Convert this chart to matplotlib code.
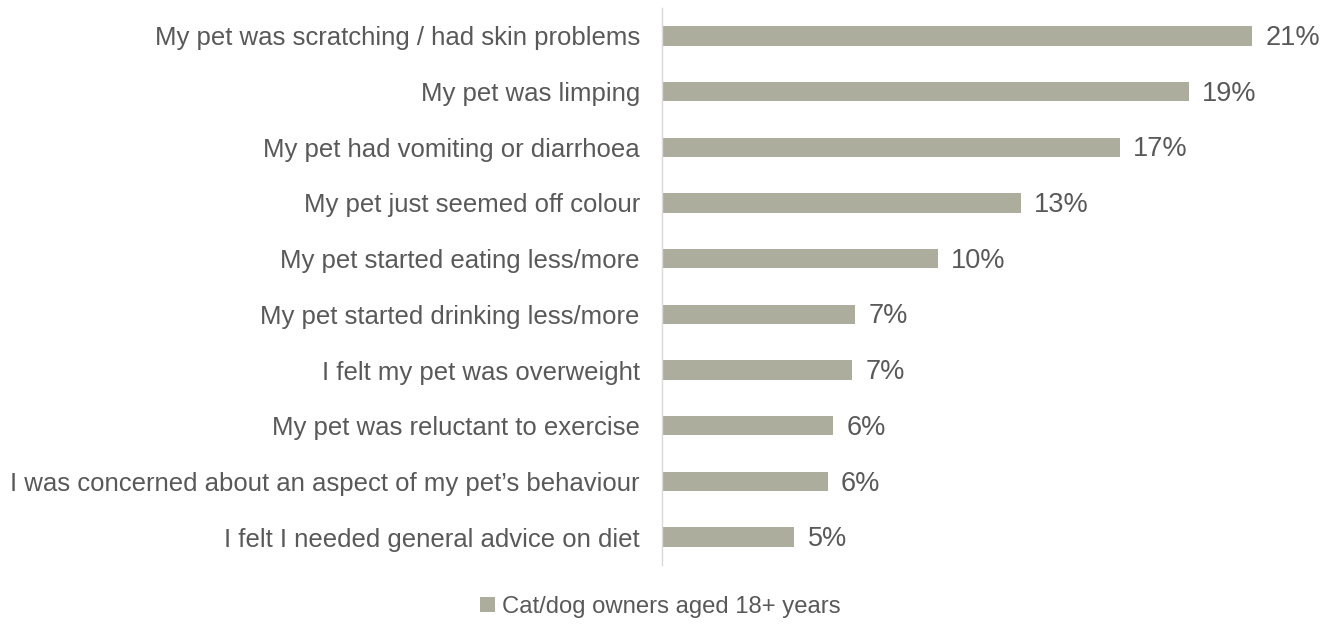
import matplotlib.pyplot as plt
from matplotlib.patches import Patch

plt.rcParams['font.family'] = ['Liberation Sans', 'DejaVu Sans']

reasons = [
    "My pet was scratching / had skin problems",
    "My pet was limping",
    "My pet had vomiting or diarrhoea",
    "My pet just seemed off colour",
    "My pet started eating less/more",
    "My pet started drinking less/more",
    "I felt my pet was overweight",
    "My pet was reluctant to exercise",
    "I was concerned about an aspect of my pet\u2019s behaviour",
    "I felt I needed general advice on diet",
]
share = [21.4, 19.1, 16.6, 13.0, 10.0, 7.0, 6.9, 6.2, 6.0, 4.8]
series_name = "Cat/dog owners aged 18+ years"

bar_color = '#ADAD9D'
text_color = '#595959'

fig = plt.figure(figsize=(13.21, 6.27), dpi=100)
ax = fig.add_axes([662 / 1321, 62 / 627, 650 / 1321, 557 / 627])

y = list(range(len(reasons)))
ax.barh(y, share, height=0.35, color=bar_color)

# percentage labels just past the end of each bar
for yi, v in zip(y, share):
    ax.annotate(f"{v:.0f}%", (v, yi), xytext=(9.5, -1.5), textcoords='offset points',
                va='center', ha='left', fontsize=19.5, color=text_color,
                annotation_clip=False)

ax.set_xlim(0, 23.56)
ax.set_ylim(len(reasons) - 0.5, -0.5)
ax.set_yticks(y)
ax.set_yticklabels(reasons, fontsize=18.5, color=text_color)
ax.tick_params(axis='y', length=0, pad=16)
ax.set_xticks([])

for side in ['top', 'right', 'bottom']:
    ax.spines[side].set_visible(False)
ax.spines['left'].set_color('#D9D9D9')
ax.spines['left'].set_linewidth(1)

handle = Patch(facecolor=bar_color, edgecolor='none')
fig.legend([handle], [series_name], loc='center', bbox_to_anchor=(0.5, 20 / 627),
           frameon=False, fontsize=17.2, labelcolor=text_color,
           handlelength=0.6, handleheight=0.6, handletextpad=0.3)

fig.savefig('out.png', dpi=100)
···
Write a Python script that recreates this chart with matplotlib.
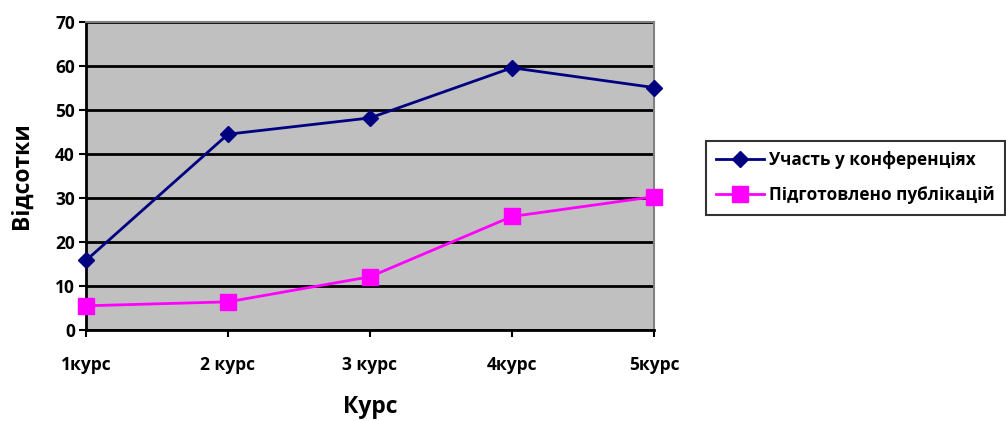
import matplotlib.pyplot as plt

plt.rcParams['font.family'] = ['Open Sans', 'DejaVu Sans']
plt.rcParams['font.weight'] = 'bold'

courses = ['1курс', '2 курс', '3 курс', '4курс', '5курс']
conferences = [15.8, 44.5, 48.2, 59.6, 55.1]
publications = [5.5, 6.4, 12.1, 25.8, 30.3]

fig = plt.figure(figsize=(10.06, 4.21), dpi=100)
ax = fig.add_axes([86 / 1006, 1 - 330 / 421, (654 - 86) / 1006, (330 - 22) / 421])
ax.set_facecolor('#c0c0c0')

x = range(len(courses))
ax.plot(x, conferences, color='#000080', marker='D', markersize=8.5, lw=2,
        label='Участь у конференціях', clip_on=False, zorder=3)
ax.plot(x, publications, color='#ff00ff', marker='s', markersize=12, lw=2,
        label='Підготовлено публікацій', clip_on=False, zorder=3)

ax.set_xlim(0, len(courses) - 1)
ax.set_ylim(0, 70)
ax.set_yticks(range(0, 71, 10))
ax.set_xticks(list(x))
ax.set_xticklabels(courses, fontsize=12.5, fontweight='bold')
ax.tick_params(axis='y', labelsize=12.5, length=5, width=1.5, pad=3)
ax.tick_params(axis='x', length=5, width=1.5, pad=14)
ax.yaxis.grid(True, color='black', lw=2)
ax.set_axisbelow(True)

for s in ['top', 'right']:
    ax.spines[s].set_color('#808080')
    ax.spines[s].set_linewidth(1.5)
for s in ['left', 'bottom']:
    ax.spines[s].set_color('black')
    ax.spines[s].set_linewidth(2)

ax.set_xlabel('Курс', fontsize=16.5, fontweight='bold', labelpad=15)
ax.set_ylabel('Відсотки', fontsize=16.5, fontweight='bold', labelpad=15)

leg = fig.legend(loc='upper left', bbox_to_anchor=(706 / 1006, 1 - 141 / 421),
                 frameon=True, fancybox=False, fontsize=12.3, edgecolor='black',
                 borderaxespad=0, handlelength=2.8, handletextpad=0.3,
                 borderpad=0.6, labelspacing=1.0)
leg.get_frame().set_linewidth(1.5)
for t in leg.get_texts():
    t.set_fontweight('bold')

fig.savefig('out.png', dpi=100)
···
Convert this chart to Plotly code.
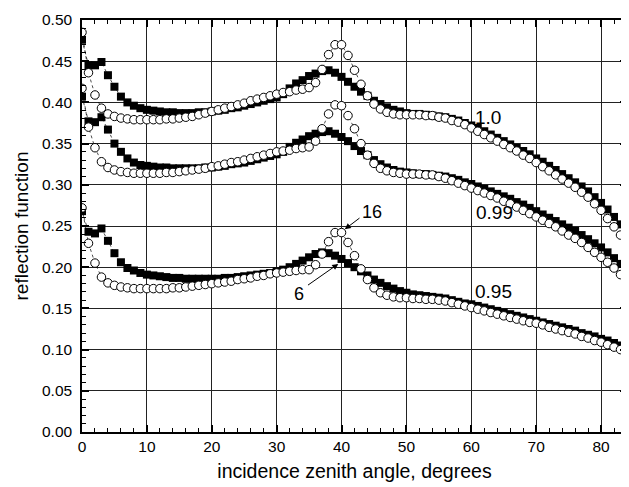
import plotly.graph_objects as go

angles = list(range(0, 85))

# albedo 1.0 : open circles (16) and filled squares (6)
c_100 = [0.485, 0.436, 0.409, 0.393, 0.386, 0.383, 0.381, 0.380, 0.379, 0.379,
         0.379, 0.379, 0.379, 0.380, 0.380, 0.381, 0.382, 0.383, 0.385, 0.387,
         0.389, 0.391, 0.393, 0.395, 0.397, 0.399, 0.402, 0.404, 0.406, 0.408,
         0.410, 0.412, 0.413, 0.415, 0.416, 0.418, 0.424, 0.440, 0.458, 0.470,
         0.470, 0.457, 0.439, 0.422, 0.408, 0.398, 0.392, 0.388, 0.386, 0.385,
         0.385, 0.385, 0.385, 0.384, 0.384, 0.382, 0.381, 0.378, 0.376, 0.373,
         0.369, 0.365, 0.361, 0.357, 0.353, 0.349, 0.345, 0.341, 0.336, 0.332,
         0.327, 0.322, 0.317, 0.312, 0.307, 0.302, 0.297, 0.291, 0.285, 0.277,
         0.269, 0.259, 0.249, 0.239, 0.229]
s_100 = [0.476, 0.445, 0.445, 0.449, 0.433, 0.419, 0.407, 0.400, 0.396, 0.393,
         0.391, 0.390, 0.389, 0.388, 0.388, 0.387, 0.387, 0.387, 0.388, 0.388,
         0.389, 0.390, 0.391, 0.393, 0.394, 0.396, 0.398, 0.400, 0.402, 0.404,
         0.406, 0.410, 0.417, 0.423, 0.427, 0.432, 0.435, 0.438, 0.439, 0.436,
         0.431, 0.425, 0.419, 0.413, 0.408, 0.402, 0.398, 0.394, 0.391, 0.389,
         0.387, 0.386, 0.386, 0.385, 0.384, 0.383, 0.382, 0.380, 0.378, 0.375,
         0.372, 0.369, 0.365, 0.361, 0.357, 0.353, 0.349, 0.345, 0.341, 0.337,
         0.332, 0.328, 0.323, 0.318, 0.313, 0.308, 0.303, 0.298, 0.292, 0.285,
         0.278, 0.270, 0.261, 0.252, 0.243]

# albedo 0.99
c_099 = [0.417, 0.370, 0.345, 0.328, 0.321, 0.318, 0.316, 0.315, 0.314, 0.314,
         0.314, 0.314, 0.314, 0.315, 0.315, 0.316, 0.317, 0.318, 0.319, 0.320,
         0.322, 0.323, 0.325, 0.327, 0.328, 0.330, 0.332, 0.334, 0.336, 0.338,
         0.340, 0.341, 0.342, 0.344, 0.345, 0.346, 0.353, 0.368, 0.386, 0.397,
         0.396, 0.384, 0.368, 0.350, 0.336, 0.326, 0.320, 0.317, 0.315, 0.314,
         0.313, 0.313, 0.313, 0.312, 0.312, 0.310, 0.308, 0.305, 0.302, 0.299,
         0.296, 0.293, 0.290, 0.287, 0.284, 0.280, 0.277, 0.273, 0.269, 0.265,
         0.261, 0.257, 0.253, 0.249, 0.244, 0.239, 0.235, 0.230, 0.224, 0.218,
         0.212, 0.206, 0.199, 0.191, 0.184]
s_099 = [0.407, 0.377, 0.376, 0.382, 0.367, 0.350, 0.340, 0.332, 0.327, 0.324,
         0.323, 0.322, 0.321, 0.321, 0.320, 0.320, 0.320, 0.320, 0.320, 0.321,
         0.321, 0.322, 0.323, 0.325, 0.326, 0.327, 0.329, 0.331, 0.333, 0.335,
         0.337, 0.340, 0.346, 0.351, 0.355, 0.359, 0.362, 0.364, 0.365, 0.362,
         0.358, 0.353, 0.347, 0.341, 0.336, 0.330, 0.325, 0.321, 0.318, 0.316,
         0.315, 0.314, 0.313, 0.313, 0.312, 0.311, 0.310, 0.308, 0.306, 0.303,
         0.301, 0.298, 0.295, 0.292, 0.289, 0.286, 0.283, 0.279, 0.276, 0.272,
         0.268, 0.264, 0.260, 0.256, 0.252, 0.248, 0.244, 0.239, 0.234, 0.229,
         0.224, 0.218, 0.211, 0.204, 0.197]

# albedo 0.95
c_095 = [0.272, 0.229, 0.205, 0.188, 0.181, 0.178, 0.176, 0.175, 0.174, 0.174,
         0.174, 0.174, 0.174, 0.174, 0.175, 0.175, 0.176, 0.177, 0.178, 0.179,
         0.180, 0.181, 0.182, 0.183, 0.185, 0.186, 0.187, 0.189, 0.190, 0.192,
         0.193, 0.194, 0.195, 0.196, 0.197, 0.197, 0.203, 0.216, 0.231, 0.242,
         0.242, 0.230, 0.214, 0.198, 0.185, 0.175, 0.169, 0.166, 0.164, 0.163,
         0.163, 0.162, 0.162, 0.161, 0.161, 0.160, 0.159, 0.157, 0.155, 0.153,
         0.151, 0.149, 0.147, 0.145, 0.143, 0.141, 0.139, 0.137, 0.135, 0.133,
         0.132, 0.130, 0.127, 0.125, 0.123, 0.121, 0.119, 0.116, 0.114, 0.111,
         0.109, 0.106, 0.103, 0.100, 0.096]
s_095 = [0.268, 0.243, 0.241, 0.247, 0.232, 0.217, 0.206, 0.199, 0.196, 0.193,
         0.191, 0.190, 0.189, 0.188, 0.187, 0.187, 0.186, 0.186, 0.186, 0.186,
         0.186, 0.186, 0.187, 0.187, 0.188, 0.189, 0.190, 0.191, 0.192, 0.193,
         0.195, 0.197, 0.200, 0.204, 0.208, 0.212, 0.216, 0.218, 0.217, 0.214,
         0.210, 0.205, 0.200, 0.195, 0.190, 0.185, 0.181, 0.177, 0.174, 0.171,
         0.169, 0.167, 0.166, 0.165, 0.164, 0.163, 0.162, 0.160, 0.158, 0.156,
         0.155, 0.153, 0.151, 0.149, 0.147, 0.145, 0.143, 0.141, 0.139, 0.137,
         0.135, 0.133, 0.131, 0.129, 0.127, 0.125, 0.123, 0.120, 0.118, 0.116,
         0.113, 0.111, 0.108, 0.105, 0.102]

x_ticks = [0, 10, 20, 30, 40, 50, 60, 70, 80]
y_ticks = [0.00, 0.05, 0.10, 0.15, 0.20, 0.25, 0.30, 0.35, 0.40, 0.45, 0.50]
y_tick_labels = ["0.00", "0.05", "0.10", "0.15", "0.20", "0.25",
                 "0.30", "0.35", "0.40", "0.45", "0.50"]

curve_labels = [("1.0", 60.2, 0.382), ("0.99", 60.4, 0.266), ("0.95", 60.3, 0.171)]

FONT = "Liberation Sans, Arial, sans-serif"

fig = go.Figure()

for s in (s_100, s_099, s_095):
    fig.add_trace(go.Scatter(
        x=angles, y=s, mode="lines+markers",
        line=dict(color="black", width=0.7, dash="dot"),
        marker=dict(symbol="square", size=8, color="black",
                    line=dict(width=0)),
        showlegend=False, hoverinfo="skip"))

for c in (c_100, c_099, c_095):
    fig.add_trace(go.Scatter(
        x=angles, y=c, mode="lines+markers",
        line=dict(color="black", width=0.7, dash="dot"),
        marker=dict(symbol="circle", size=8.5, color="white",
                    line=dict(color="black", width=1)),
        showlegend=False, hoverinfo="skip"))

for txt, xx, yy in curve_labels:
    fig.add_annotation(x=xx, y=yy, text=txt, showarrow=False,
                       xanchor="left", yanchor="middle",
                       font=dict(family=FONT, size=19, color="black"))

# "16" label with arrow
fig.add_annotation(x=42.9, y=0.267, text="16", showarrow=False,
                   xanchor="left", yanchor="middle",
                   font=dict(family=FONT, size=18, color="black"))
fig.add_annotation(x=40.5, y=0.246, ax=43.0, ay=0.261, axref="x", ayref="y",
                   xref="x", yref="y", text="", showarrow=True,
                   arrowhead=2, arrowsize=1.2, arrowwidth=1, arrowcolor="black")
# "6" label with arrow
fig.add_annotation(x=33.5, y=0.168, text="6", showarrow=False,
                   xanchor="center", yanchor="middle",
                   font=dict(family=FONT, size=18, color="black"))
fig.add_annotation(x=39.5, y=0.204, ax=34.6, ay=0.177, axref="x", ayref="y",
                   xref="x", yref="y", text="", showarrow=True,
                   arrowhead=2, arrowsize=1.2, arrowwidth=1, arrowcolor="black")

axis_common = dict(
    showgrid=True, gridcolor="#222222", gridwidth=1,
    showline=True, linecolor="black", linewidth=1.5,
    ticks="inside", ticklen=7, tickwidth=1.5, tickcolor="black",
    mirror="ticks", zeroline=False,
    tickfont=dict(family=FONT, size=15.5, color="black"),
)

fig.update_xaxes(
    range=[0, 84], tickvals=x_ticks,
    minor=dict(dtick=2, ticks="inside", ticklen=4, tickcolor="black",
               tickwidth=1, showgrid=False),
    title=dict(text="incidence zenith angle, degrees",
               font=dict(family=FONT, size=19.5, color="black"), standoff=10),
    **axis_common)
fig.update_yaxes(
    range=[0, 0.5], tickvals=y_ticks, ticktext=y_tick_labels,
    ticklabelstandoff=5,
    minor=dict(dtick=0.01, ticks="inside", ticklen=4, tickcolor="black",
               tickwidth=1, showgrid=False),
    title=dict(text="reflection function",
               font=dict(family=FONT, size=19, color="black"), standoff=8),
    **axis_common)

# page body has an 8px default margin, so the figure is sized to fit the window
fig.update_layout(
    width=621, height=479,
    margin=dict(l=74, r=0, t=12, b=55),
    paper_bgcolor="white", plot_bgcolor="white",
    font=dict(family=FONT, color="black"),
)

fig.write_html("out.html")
···
* _What the task asks_: Print everything from the line with "Convert this chart to matplotlib code." down to the line with "ax.set_xticks([])" in the entries above, both lines included and nothing more, without the pictures.

* _Worked answer_:
Convert this chart to matplotlib code.
import matplotlib.pyplot as plt
from matplotlib.patches import Patch

plt.rcParams['font.family'] = ['Liberation Sans', 'DejaVu Sans']

reasons = [
    "My pet was scratching / had skin problems",
    "My pet was limping",
    "My pet had vomiting or diarrhoea",
    "My pet just seemed off colour",
    "My pet started eating less/more",
    "My pet started drinking less/more",
    "I felt my pet was overweight",
    "My pet was reluctant to exercise",
    "I was concerned about an aspect of my pet\u2019s behaviour",
    "I felt I needed general advice on diet",
]
share = [21.4, 19.1, 16.6, 13.0, 10.0, 7.0, 6.9, 6.2, 6.0, 4.8]
series_name = "Cat/dog owners aged 18+ years"

bar_color = '#ADAD9D'
text_color = '#595959'

fig = plt.figure(figsize=(13.21, 6.27), dpi=100)
ax = fig.add_axes([662 / 1321, 62 / 627, 650 / 1321, 557 / 627])

y = list(range(len(reasons)))
ax.barh(y, share, height=0.35, color=bar_color)

# percentage labels just past the end of each bar
for yi, v in zip(y, share):
    ax.annotate(f"{v:.0f}%", (v, yi), xytext=(9.5, -1.5), textcoords='offset points',
                va='center', ha='left', fontsize=19.5, color=text_color,
                annotation_clip=False)

ax.set_xlim(0, 23.56)
ax.set_ylim(len(reasons) - 0.5, -0.5)
ax.set_yticks(y)
ax.set_yticklabels(reasons, fontsize=18.5, color=text_color)
ax.tick_params(axis='y', length=0, pad=16)
ax.set_xticks([])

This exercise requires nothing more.